Before I go pellet fishing, I mix 2, 4, 6, 8 and 10mm pellets dry in a bucket. I then decant into snappy sandwich bags approximately 500g – I will take up to 3kg of pellets with me and bring home whatever I don’t use. If you feed a swim with mixed sized pellets, the smaller sizes will encourage the smaller fish to feed, which in turn encourages larger fish to move into your swim. When small fish feed, they give off an electrical signal which the larger fish will pick up through their lateral line, meaning fish not only sense the flavour of the food but these signals too. If you then choose the pellet size you want from your mixed bag, you can band that pellet.

Feeder fishing with pellets

I tend to pump or soak my hard pellets in pond water, softening them to go into a cage feeder or around a method feeder. I prefer not to over soften my pellets so they keep some of their shape and size. Again, mixed sizes seem to work best, but not always. Sometimes I will use just one size in my feeder (say 2 or 3mm), with a larger size on the hook. I soak the pellets in pond water, or bottled water if soaking them overnight – never tap water.

Soft hook pellets

Pellets can also be bought soft and ready to use. Soft hook pellets can be put directly on the point of your hook. When you get a bite, the pellet pulls off the hook and the hook sets. I often use soft pellets when pole fishing, as you need to check you still have bait on your hook after every bite, which is easy as you only have to lift your rig out of the water to see if your hook is still there.

Ledgering with pellets

When ledgering with pellets, I will use mixed sizes (8, 10 and 12mm) pre-drilled. I put the 8mm pellets two on a hair, but still feed mixed pellets in a PVA bag or stick. By putting a bag or stick on my hook, this puts small amounts of bait near my hook. I then fire out some loose feed near the point of entry of my hook into the water, which draws in the fish to hopefully get a bite. I also use a piece of PVA riser foam on my hook, which serves two purposes: firstly, the riser foam protects the point of the hook and helps it lift the hook up out of weed and silt and secondly, as the riser foam melts it floats to the surface, giving a marker for your loose feed. Ledgering with pellets is similar to ledgering with boilies – you would use a lead and a hair rig to fish on the bottom.

Pellet action

Floating pellets

Floating pellets are used mainly in the warmer months of the year, when the fish are feeding on the surface. For this, I use a length of Fluorocarbon, with a 1-2 metres hook length. Fluorocarbon is see-through, meaning when you put loose feed floaters out in your swim, then the hooked one out, the fish will not see your line attached. When fish can see the line, they will often take all of the loose bait and leave the hooked one alone, and the use of Fluorocarbon can resolve this.

Pellet flavours

There are many flavours of pellet available, and what works on one lake will not necessarily work on another lake. I think that Marine Halibut is a tried and tested flavour, and over the past few months I have been using Red Krill – on the lakes I fish it works very well. But fruit, fish and meaty flavours also work.
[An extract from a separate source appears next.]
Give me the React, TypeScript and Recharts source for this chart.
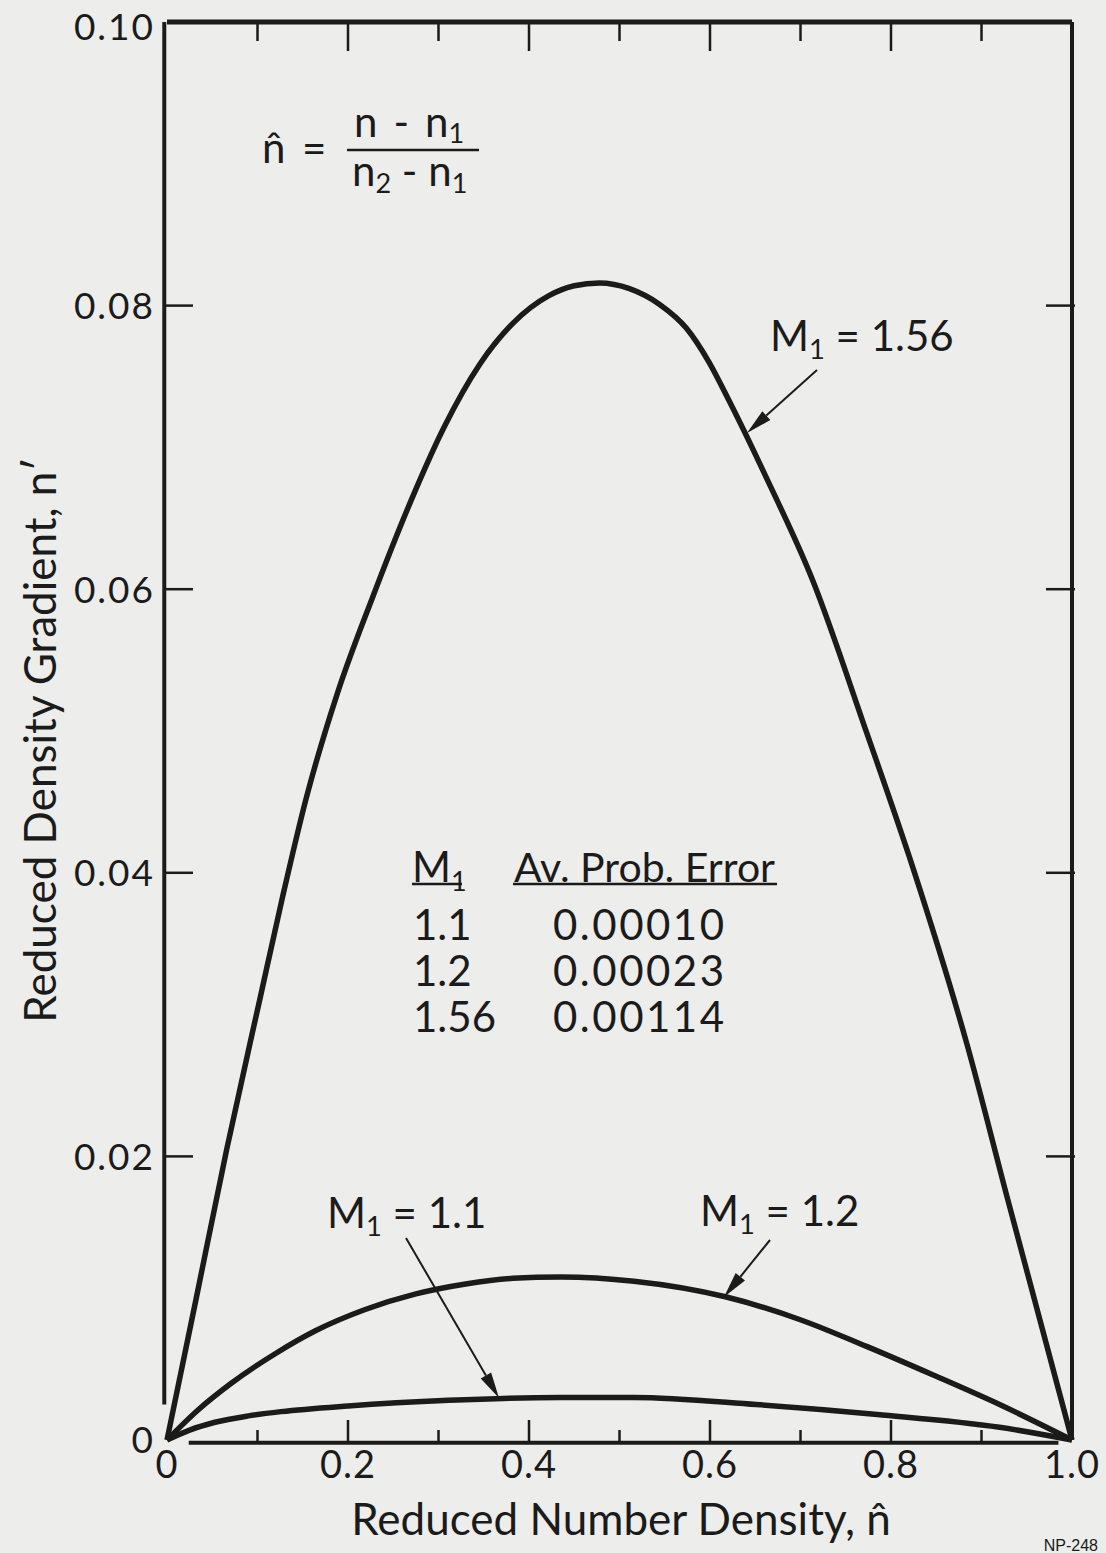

So in my humble opinion, if fishing in the margin (not too far out), use a pole or whip with soft pellets. When fishing deeper, try hard pellets and a float rod. If you want to try ledgering use a quiver tip rod or a carp rod. If you have any questions about these methods, feel free to come into our stores or go to your local tackle dealer who will be willing to help. Remember though that if you speak to ten fishermen, you will probably get ten different answers about how to do something. Therefore I always listen to their advice, but ultimately decide on my own way of doing things.